-- Start of Records shown --

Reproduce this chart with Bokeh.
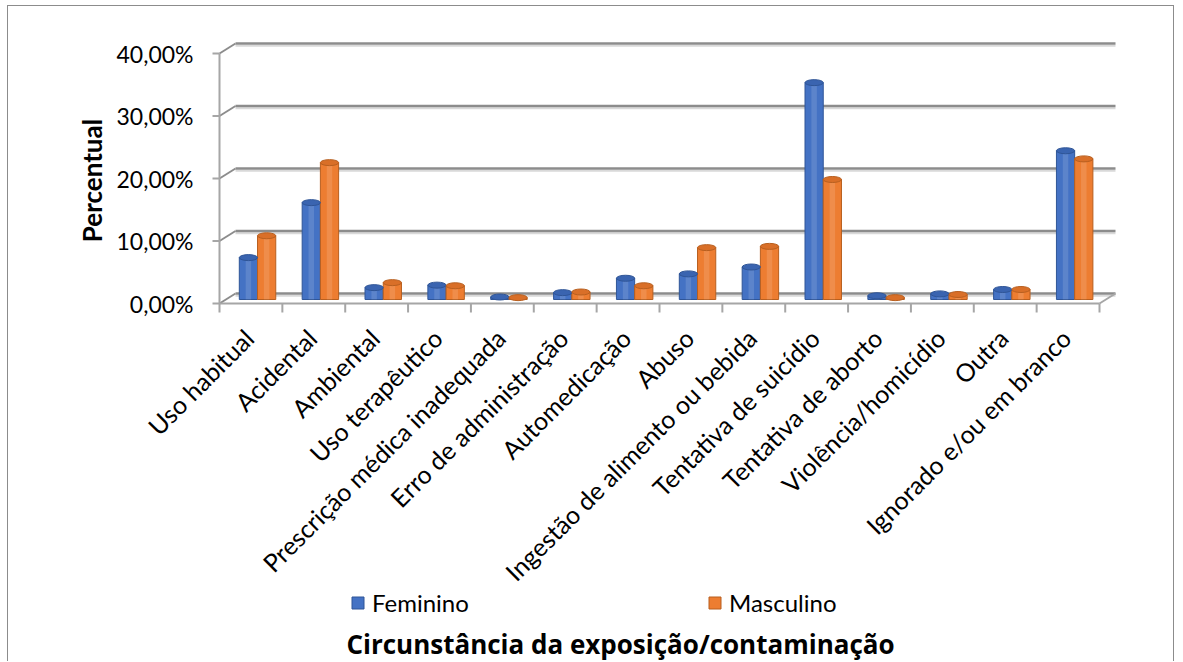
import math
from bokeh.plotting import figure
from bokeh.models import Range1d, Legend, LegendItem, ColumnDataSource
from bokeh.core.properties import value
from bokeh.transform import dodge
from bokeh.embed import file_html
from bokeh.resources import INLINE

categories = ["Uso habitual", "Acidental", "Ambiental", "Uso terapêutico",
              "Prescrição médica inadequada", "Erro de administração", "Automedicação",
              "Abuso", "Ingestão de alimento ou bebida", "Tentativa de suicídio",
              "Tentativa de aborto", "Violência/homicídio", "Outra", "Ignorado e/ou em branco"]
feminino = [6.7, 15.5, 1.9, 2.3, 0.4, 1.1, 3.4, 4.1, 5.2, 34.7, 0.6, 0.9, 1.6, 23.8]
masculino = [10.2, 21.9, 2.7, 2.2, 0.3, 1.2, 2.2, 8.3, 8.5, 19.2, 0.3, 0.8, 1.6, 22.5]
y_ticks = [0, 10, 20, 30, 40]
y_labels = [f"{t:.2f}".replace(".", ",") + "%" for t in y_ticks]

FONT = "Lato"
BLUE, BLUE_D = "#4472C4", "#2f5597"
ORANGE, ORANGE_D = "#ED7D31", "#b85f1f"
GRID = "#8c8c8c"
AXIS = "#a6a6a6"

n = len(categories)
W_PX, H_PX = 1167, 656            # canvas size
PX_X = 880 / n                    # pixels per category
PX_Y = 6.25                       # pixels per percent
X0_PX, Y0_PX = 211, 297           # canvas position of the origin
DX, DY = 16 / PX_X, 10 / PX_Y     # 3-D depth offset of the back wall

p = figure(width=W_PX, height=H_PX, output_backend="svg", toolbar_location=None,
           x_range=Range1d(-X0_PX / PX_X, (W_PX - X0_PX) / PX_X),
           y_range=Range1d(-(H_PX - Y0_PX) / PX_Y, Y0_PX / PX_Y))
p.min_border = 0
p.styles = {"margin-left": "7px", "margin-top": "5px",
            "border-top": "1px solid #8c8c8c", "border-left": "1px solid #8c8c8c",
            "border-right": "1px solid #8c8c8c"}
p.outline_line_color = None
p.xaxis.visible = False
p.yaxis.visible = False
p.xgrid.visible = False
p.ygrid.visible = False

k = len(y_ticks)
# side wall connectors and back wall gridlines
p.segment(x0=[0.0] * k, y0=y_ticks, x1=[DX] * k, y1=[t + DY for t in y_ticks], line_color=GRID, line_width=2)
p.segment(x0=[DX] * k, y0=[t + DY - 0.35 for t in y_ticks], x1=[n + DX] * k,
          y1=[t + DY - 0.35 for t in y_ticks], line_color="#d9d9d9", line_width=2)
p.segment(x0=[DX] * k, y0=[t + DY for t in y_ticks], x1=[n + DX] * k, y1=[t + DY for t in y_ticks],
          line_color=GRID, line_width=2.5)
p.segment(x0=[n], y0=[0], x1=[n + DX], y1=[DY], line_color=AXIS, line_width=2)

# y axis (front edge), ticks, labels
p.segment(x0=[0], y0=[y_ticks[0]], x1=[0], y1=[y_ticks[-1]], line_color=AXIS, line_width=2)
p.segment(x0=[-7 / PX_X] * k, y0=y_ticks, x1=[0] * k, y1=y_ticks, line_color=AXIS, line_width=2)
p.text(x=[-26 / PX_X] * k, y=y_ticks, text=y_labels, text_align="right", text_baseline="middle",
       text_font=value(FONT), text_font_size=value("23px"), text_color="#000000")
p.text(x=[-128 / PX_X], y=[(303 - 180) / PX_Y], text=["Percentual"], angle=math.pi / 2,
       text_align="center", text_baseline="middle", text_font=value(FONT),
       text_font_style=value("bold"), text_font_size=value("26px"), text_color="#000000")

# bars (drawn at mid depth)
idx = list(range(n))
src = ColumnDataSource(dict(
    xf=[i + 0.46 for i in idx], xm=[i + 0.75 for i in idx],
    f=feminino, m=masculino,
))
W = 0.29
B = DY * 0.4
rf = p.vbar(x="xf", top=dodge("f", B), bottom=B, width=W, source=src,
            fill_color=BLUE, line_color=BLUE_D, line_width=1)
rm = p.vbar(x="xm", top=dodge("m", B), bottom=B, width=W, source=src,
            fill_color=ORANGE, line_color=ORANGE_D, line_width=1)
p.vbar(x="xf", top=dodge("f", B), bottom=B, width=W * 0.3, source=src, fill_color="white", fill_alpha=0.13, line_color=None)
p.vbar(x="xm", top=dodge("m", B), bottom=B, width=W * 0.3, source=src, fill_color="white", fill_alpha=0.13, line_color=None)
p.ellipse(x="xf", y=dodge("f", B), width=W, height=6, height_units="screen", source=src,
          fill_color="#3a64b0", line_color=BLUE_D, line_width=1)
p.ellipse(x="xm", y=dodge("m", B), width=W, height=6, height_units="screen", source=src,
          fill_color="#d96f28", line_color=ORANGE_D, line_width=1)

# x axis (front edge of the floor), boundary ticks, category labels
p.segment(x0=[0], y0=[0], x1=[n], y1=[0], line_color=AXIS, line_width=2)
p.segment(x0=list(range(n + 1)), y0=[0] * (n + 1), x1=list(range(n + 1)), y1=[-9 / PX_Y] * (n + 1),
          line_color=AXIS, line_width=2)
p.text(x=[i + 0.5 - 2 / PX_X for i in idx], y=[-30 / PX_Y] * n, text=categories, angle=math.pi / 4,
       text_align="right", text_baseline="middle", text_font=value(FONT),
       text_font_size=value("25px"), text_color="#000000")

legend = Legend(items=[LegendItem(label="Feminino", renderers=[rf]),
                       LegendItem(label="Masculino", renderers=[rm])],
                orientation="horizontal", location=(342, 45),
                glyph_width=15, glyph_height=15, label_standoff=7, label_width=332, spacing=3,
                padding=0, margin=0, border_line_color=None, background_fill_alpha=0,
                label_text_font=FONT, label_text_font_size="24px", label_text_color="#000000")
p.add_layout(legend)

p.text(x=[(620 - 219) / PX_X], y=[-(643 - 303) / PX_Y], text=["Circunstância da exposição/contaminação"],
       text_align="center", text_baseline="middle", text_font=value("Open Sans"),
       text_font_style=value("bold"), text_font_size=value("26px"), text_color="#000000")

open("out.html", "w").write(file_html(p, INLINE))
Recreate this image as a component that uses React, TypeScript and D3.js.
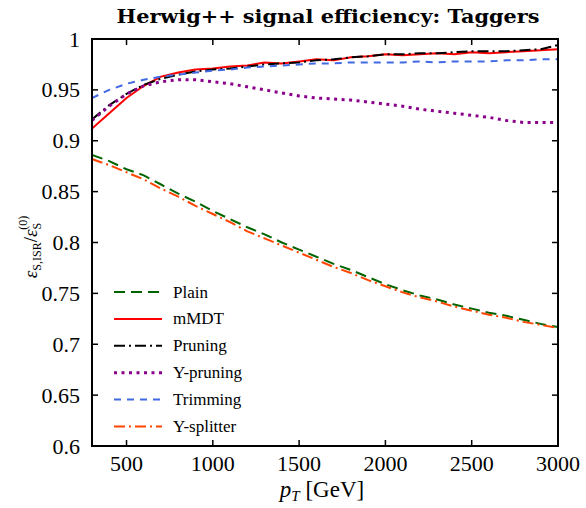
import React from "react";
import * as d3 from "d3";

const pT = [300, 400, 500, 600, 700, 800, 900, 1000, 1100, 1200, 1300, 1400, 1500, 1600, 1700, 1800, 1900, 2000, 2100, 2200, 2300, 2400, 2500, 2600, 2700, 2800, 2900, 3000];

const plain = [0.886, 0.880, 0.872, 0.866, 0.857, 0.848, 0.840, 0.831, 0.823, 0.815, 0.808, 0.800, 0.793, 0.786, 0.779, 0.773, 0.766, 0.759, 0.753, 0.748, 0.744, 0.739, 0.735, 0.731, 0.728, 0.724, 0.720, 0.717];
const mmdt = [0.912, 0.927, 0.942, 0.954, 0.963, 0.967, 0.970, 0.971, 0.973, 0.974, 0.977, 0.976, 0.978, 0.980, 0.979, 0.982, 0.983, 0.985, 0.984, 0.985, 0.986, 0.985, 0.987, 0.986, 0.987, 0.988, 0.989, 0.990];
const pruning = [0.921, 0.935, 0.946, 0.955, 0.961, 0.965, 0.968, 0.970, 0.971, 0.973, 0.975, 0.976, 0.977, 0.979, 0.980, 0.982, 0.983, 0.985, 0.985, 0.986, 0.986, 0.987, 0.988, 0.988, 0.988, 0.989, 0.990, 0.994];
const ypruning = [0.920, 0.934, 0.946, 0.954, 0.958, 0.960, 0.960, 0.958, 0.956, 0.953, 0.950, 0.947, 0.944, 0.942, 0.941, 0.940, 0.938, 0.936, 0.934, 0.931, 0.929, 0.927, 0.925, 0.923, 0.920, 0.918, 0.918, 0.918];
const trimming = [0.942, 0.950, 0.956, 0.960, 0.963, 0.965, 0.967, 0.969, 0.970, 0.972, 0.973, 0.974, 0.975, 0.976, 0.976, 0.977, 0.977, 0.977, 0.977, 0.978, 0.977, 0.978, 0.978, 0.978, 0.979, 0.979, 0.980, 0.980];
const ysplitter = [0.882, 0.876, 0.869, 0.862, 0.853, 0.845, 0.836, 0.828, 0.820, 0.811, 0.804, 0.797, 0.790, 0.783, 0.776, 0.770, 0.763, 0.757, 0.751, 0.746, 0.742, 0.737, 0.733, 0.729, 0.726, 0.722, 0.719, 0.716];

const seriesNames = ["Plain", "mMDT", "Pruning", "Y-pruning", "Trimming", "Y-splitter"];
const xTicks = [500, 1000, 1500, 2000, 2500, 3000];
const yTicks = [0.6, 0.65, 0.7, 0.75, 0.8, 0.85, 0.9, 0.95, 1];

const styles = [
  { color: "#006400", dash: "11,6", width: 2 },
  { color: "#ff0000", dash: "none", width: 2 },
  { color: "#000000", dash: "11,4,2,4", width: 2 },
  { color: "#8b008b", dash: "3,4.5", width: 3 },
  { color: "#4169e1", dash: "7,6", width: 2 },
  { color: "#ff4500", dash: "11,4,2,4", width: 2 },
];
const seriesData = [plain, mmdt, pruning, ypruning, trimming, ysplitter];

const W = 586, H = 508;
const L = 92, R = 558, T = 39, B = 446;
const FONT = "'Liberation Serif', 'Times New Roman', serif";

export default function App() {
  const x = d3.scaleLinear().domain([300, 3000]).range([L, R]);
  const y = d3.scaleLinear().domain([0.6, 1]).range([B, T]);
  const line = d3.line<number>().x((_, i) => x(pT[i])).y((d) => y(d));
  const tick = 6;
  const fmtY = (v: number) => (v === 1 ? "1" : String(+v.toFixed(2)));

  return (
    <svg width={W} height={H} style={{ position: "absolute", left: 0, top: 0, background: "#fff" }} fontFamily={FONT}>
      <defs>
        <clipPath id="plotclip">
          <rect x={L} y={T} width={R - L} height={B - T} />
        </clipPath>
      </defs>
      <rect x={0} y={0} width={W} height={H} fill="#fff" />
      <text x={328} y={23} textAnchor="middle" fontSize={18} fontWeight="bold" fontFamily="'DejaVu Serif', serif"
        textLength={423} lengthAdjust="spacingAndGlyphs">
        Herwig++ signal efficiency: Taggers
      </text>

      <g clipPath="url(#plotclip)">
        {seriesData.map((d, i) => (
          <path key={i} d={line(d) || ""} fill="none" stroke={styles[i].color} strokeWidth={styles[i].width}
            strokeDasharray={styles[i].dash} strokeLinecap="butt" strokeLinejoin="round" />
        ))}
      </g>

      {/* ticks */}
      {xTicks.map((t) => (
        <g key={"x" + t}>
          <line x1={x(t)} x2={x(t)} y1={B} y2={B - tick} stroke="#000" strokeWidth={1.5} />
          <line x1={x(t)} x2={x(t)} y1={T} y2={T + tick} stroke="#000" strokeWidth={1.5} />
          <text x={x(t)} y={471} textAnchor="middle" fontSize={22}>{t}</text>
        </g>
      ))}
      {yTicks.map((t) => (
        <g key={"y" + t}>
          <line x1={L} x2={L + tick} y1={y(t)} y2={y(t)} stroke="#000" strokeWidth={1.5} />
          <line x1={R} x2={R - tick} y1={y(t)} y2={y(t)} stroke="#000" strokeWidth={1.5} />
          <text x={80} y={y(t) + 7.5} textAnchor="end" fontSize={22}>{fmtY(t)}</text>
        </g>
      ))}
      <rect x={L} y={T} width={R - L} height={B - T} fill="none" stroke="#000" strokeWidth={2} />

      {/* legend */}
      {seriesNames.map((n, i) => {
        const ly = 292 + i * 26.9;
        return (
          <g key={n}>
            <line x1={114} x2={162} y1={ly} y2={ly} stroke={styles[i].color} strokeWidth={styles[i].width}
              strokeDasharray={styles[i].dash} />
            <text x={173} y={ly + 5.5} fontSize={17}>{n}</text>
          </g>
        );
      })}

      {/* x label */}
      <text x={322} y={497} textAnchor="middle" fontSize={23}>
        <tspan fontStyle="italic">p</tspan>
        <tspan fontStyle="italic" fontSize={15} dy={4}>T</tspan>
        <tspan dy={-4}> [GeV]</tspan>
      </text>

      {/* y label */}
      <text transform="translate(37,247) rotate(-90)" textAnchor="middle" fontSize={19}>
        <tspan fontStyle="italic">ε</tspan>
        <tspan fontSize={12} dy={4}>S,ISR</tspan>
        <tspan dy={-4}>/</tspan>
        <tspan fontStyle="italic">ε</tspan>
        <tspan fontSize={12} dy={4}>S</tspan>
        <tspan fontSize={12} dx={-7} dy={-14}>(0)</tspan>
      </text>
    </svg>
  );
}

-- End of Records shown --

Copy out only the lines from the one containing "Recreate this image" through the one containing "2800, 2900, 3000];", exactly, with both ends. Any picture is left out.

● **Solution to this task**:
Recreate this image as a component that uses React, TypeScript and D3.js.
import React from "react";
import * as d3 from "d3";

const pT = [300, 400, 500, 600, 700, 800, 900, 1000, 1100, 1200, 1300, 1400, 1500, 1600, 1700, 1800, 1900, 2000, 2100, 2200, 2300, 2400, 2500, 2600, 2700, 2800, 2900, 3000];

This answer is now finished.